Судьба моя переменилась в ноябре 1983 года. Дело шло к зиме. Когда до конца рабочего дня оставалось совсем немного, раздался междугородний звонок.
Телефон, соединенный с единственным коммутатором в уезде, стоял у нас только в регистратуре. Регистраторша выбежала на улицу и позвала меня через окно моего кабинета.
Я думал, это кто-нибудь из нашего городка зовет меня расслабиться после работы, но услышал голос телефонистки с почтового коммутатора: «Вас вызывает Пекин!» Я почувствовал, что решается моя судьба.
В те времена междугородний звонок долго соединяли. Сначала пекинский звонок дошел до Шанхая, а потом долго брел по запутанным проводам до нашего уезда. Я ждал почти полчаса. За это время номер регистратуры успели набрать несколько человек, но я злобно обрывал их: «Телефон не занимать!»
— Почему? — удивленно спрашивали собеседники.

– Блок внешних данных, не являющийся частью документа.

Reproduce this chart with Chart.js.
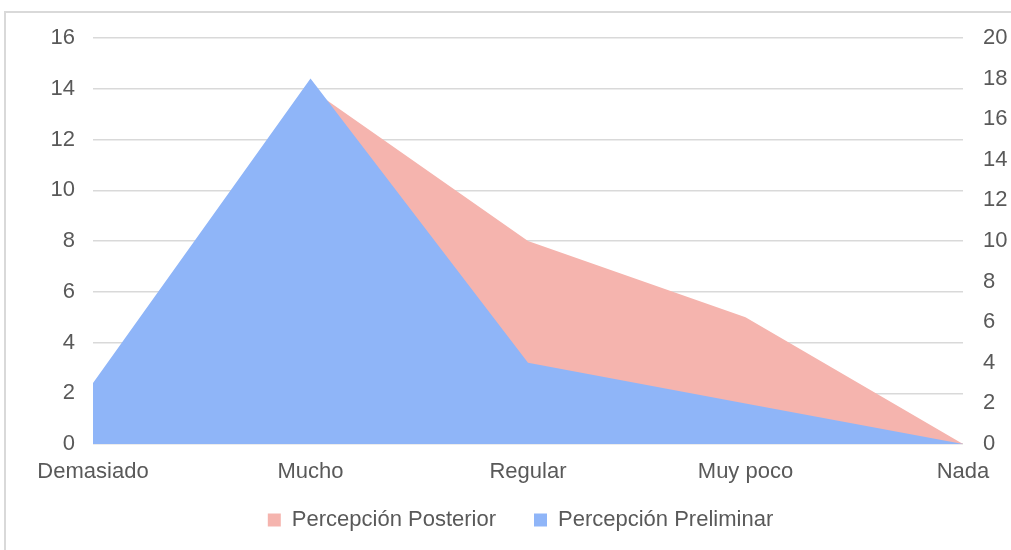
<!DOCTYPE html>
<html>
<head>
<meta charset="utf-8">
<script src="https://cdn.jsdelivr.net/npm/chart.js@4.4.1/dist/chart.umd.min.js"></script>
<style>
  html, body { margin: 0; padding: 0; background: #fff; overflow: hidden; }
  #marco { position: absolute; left: 4px; top: 11px; width: 1100px; height: 600px;
           border-left: 2px solid #d9d9d9; border-top: 2px solid #d9d9d9; }
  #caja { position: absolute; left: 0; top: 0; width: 1011px; height: 541px; }
</style>
</head>
<body>
<div id="marco"></div>
<div id="caja"><canvas id="grafico"></canvas></div>
<script>
const categorias = ['Demasiado', 'Mucho', 'Regular', 'Muy poco', 'Nada'];
const posterior = [2, 14, 8, 5, 0];      // eje izquierdo (0-16)
const preliminar = [3, 18, 4, 2, 0];     // eje derecho (0-20)

const colorTexto = '#595959';
const fuente = { family: '"Liberation Sans", Arial, sans-serif', size: 22 };

// ajuste fino: las etiquetas del eje x no se recortan y la leyenda se corre un poco
const ajusteLayout = {
  id: 'ajusteLayout',
  afterLayout(chart) {
    chart.scales.x.bottom = chart.scales.x.top + 60;
    chart.legend.left += 15;
    chart.legend.right += 15;
  }
};

new Chart(document.getElementById('grafico'), {
  type: 'line',
  data: {
    labels: categorias,
    datasets: [
      {
        label: 'Percepción Posterior',
        data: posterior,
        yAxisID: 'y',
        backgroundColor: '#f5b4ae',
        borderColor: '#f5b4ae',
        borderWidth: 0,
        pointRadius: 0,
        fill: 'origin',
        tension: 0,
        order: 2
      },
      {
        label: 'Percepción Preliminar',
        data: preliminar,
        yAxisID: 'y1',
        backgroundColor: '#8fb5f8',
        borderColor: '#8fb5f8',
        borderWidth: 0,
        pointRadius: 0,
        fill: 'origin',
        tension: 0,
        order: 1
      }
    ]
  },
  plugins: [ajusteLayout],
  options: {
    responsive: true,
    maintainAspectRatio: false,
    animation: false,
    layout: { padding: { top: 38, bottom: 0, left: 0, right: 0 } },
    plugins: {
      tooltip: { enabled: false },
      legend: {
        position: 'bottom',
        labels: {
          color: colorTexto, font: fuente, boxWidth: 13, boxHeight: 13, padding: 38,
          sort: (a, b) => a.datasetIndex - b.datasetIndex
        }
      }
    },
    scales: {
      x: {
        offset: false,
        grid: { display: false },
        border: { display: false },
        ticks: { color: colorTexto, font: fuente, padding: 7, maxRotation: 0 },
        afterFit: s => { s.height = 27; }
      },
      y: {
        position: 'left',
        min: 0, max: 16,
        ticks: { stepSize: 2, color: colorTexto, font: fuente, padding: 18 },
        grid: { color: '#d9d9d9', lineWidth: 1.5, drawTicks: false },
        border: { display: false },
        afterFit: s => { s.width = 93; }
      },
      y1: {
        position: 'right',
        min: 0, max: 20,
        ticks: { stepSize: 2, color: colorTexto, font: fuente, padding: 12 },
        grid: { display: false },
        border: { display: false },
        afterFit: s => { s.width = 48; }
      }
    }
  }
});
</script>
</body>
</html>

— Ждем звонка из ЦК партии.
Наконец я услышал голос Чжоу Яньжу, исполняющей обязанности главного редактора «Пекинской литературы» в начале восьмидесятых. Первым делом она сказала мне, что звонит с самого утра, а соединили только сейчас, она уж было отчаялась. Я никогда не забуду этого четкого размеренного голоса (хотя мне казалось, что говорит она очень быстро). Чжоу Яньжу сообщила, что все три присланных мной рассказа напечатают. Причем один из них надо поправить, поэтому меня срочно вызывают в Пекин. Дорогу и жилье они оплатят, даже дадут командировочные. Этот вопрос меня очень волновал, потому что я получал тридцать шесть юаней в месяц. Затем она во всех подробностях, как малому ребенку, объяснила мне, как от вокзала добраться до редакции. Уж не знаю, как она догадалась, что я в первый раз уезжаю далеко от дома.
Я хотел на следующий же день автобусом дальнего следования доехать до Шанхая, а оттуда поездом добраться до Пекина. Но возникала проблема: как отпроситься у нашего главврача? Он и не подозревал о моих опытах. Если бы я, зубной врач, заявил ему, что собираюсь в Пекин править рукопись, он решил бы, что я брежу. Поэтому я не пошел к нему, а написал служебную записку.
Записку я поздно вечером вручил коллеге и попросил утром передать ее начальству. Даже если оно меня не отпустит, я уже буду ехать в автобусе.
Но коллега не решался: он боялся, что главврач выместит свой гнев на нем. Тогда я пообещал привезти ему редкие лакомства: пекинские сухофрукты и любимое кушанье императрицы Цыси — лепешки с грибом фулин. Этого соблазна он не выдержал и обещал передать записку. Сейчас это называют взяткой, а во времена культурной революции выражались изысканнее: «сахарная пуля».
В редакцию «Пекинской литературы» я вошел во время обеденного перерыва. Редактор, выудившая мои рассказы из груды рукописей, звалась Ван Цзе. Она только что вымыла голову и встретила меня с мокрыми волосами. Ван Цзе усадила меня на дырявый диван, налила чаю и вышла из комнаты. Вскоре дверь отворилась, и на пороге появилась румяная старушка, за спиной которой стояла Ван Цзе. Старушка спросила:
— Так вы и есть Юй Хуа?
Звали ее Чжоу Яньжу. Эта минута вспоминается мне теперь в ярком свете, словно восход солнца.